Three "Jeopardy!" greats will go head-to-head next week for an epic multi-night, primetime event on ABC.
"Jeopardy! The Greatest of All Time" will bring together the three highest money winners in the long-running game show's history: Ken Jennings, Brad Rutter and James Holzhauer. The first of the three to win three matches walks away with a $1 million prize and the title of "Jeopardy! The Greatest of All Time." Both runners-up will receive $250,000.
The series is scheduled to air Tuesday, Jan. 7, Wednesday, Jan. 8, and Thursday, Jan. 9, at 8 p.m. ET/PT | 7 p.m. CT. If additional games are needed for one player to win three matches, those games will air on Friday, Jan. 10, Tuesday, Jan. 14, Wednesday, Jan. 15, and Thursday, Jan. 16.
"Based on their previous performances, these three are already the 'greatest,' but you can't help wondering: who is the best of the best?" longtime host Alex Trebek said in a news release.

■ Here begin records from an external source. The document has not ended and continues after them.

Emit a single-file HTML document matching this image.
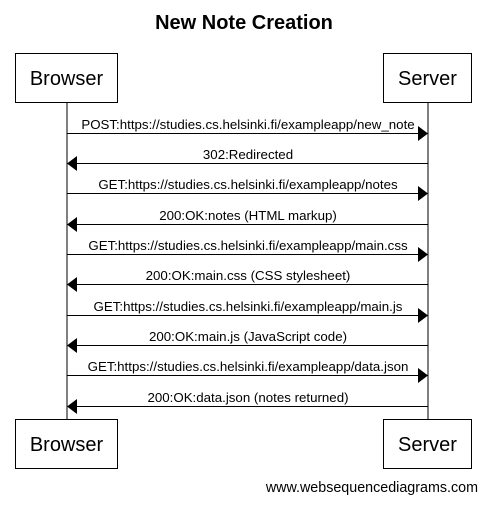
<!DOCTYPE html><html><head><style>body{margin:0;background:#fff}</style></head><body>
<svg width="487" height="502" xmlns="http://www.w3.org/2000/svg" font-family="Liberation Sans, sans-serif">
<text x="244" y="29" text-anchor="middle" font-size="20" font-weight="bold">New Note Creation</text>
<g stroke="#000" fill="none" stroke-width="1">
<line x1="67" y1="102" x2="67" y2="419"/><line x1="428" y1="102" x2="428" y2="419"/>
<rect x="15.5" y="53.5" width="102" height="49"/><rect x="383.5" y="53.5" width="88" height="49"/>
<rect x="15.5" y="419.5" width="102" height="49"/><rect x="383.5" y="419.5" width="88" height="49"/>
</g>
<g font-size="20" text-anchor="middle">
<text x="66.5" y="85">Browser</text><text x="427.5" y="85">Server</text>
<text x="66.5" y="451">Browser</text><text x="427.5" y="451">Server</text>
</g>
<g font-size="13.3" text-anchor="middle" stroke-width="1">
<line x1="67" y1="133.5" x2="420" y2="133.5" stroke="#000"/><polygon points="418,126 428,133.5 418,141"/>
<text x="248" y="129">POST:https://studies.cs.helsinki.fi/exampleapp/new_note</text>
<line x1="75" y1="163.5" x2="428" y2="163.5" stroke="#000"/><polygon points="77,156 67,163.5 77,171"/>
<text x="248" y="159">302:Redirected</text>
<line x1="67" y1="193.5" x2="420" y2="193.5" stroke="#000"/><polygon points="418,186 428,193.5 418,201"/>
<text x="248" y="189">GET:https://studies.cs.helsinki.fi/exampleapp/notes</text>
<line x1="75" y1="224.5" x2="428" y2="224.5" stroke="#000"/><polygon points="77,217 67,224.5 77,232"/>
<text x="248" y="220">200:OK:notes (HTML markup)</text>
<line x1="67" y1="254.5" x2="420" y2="254.5" stroke="#000"/><polygon points="418,247 428,254.5 418,262"/>
<text x="248" y="250">GET:https://studies.cs.helsinki.fi/exampleapp/main.css</text>
<line x1="75" y1="284.5" x2="428" y2="284.5" stroke="#000"/><polygon points="77,277 67,284.5 77,292"/>
<text x="248" y="280">200:OK:main.css (CSS stylesheet)</text>
<line x1="67" y1="315.5" x2="420" y2="315.5" stroke="#000"/><polygon points="418,308 428,315.5 418,323"/>
<text x="248" y="311">GET:https://studies.cs.helsinki.fi/exampleapp/main.js</text>
<line x1="75" y1="345.5" x2="428" y2="345.5" stroke="#000"/><polygon points="77,338 67,345.5 77,353"/>
<text x="248" y="341">200:OK:main.js (JavaScript code)</text>
<line x1="67" y1="375.5" x2="420" y2="375.5" stroke="#000"/><polygon points="418,368 428,375.5 418,383"/>
<text x="248" y="371">GET:https://studies.cs.helsinki.fi/exampleapp/data.json</text>
<line x1="75" y1="406.5" x2="428" y2="406.5" stroke="#000"/><polygon points="77,399 67,406.5 77,414"/>
<text x="248" y="402">200:OK:data.json (notes returned)</text>
</g>
<text x="478" y="492" text-anchor="end" font-size="14.3">www.websequencediagrams.com</text>
</svg>
</body></html>
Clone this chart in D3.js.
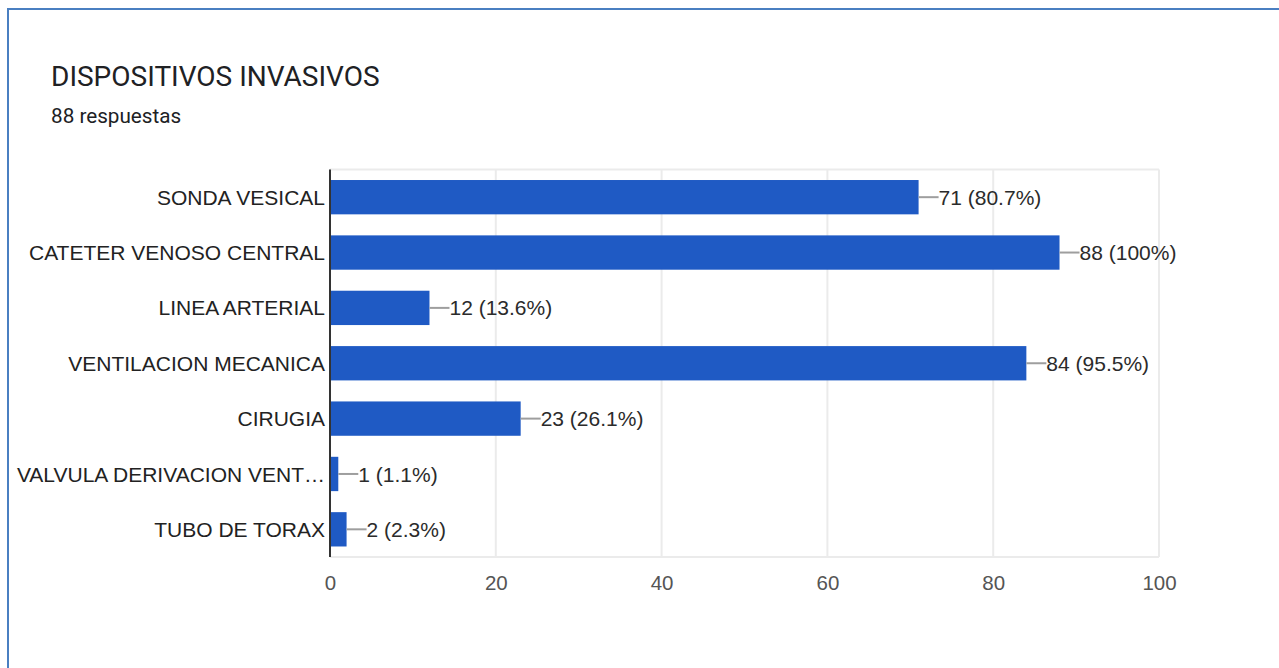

"I am always so blown away by the incredibly talented and legendary Alex Trebek who has entertained, rallied and championed the masses for generations-and the world-class 'Jeopardy!' team who truly are 'the greatest of all time,'" added Karey Burke, the president of ABC Entertainment. "This timeless and extraordinary format is the gift that keeps on giving and winning the hearts of America every week. We can't wait to deliver this epic and fiercely competitive showdown-with these unprecedented contestants-to ABC viewers and loyal fans everywhere."
The special is produced by Sony Pictures Television with executive producer Harry Friedman.